A côté de cela, il y a le choix d’avoir dans le film deux noms très forts (Benjamin Biolay et Christophe Barbier)…
Ce n’est pas un choix. Evidemment, je rêvais de voir Christophe incarner le personnage de Chris, mais je ne croyais pas une seule seconde qu’il accepterait le rôle. Notre envie commune de jouer et les hasards du calendrier l’ont permis. Premier étonnement. Arrivée sensiblement à la moitié de l’écriture du scénario, j’ai intérieurement vu et entendu Benjamin Biolay interpréter Paul Adler. Je ne connaissais absolument pas Biolay, ne l’avais vu qu’une fois en concert. Par un concours de circonstances, j’ai pu lui transmettre le texte qu’il a lu rapidement et peu après, il s’est dit prêt à rejoindre le film. Second étonnement !

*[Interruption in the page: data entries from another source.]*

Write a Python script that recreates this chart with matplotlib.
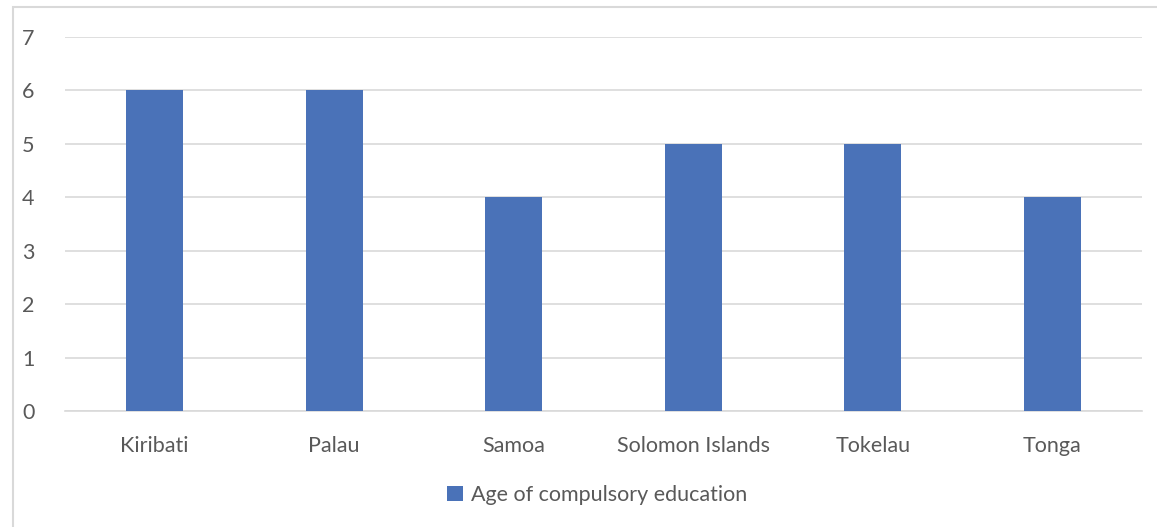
import matplotlib
matplotlib.use("Agg")
import matplotlib.pyplot as plt
from matplotlib.patches import Rectangle

countries = ["Kiribati", "Palau", "Samoa", "Solomon Islands", "Tokelau", "Tonga"]
ages = [6, 6, 4, 5, 5, 4]
series_name = "Age of compulsory education"

plt.rcParams['font.family'] = ['Lato', 'DejaVu Sans']

fig = plt.figure(figsize=(11.57, 5.27), dpi=100)
# chart border
fig.patches.append(Rectangle((13/1157, -0.1), 1.2, 1 - 7/527 + 0.1, transform=fig.transFigure,
                             fill=False, edgecolor="#d9d9d9", linewidth=1.5, zorder=0))

ax = fig.add_axes([65/1157, 1 - 411/527, (1142 - 65)/1157, (411 - 37)/527])
x = range(len(countries))
ax.bar(x, ages, width=0.315, color="#4a72b8", zorder=3, label=series_name)
ax.set_ylim(0, 7)
ax.set_xlim(-0.5, len(countries) - 0.5)
ax.set_yticks(range(0, 8))
ax.set_xticks(list(x))
ax.set_xticklabels(countries)
ax.grid(axis="y", color="#d9d9d9", linewidth=1.2, zorder=0)
for s in ["top", "right", "left"]:
    ax.spines[s].set_visible(False)
ax.spines["bottom"].set_color("#d9d9d9")
ax.spines["bottom"].set_linewidth(1.2)
ax.tick_params(axis="both", length=0, labelsize=15.5, colors="#595959")
ax.tick_params(axis="y", pad=22)
ax.tick_params(axis="x", pad=18)

leg = fig.legend(loc="center", bbox_to_anchor=(597/1157, 1 - 495/527), frameon=False,
                 fontsize=15.5, handlelength=0.75, handleheight=0.75, handletextpad=0.35)
for t in leg.get_texts():
    t.set_color("#595959")

fig.savefig("out.png", dpi=100)
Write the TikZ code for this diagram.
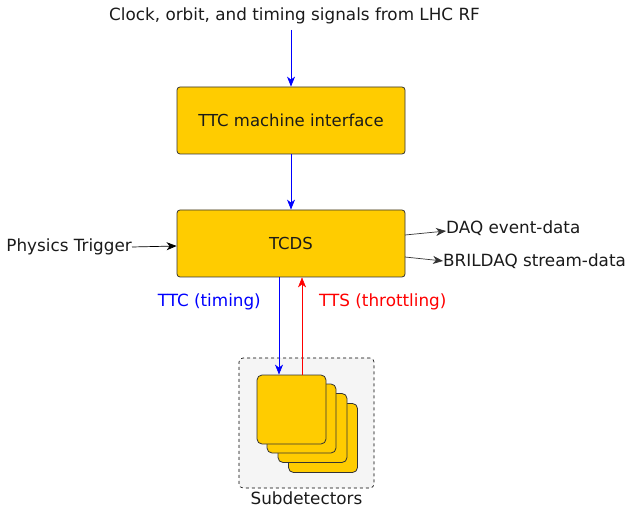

Pour le coup, le personnage interprété par Benjamin Biolay lui ressemble, non ?
Non. On retrouve souvent dans le film l’élégance et l’exigence de son attitude et de ses textes. Leur résonance dans ses précédents rôles et sur scène m’ont imposé son visage et donné la certitude que lui seul saurait porter le personnage de Paul et donner forme à sa mélancolie. Mais Benjamin Biolay n’est pas Paul Adler. Dans chaque personnage, il est important de comprendre qu’il y a un, voire plusieurs pas de côté. Il fallait cependant qu’ils puissent chacun restituer la force et les partis-pris de leurs divers engagements.
Je raconte aussi sur mon blog de quelle façon je suis tombée en admiration béate devant Suliane Brahim en la voyant jouer dans Peer Gynt. Je n’ai pas voulu réfléchir à un casting conventionnel des acteurs. Je voulais filmer les visages et les visages sont venus à moi.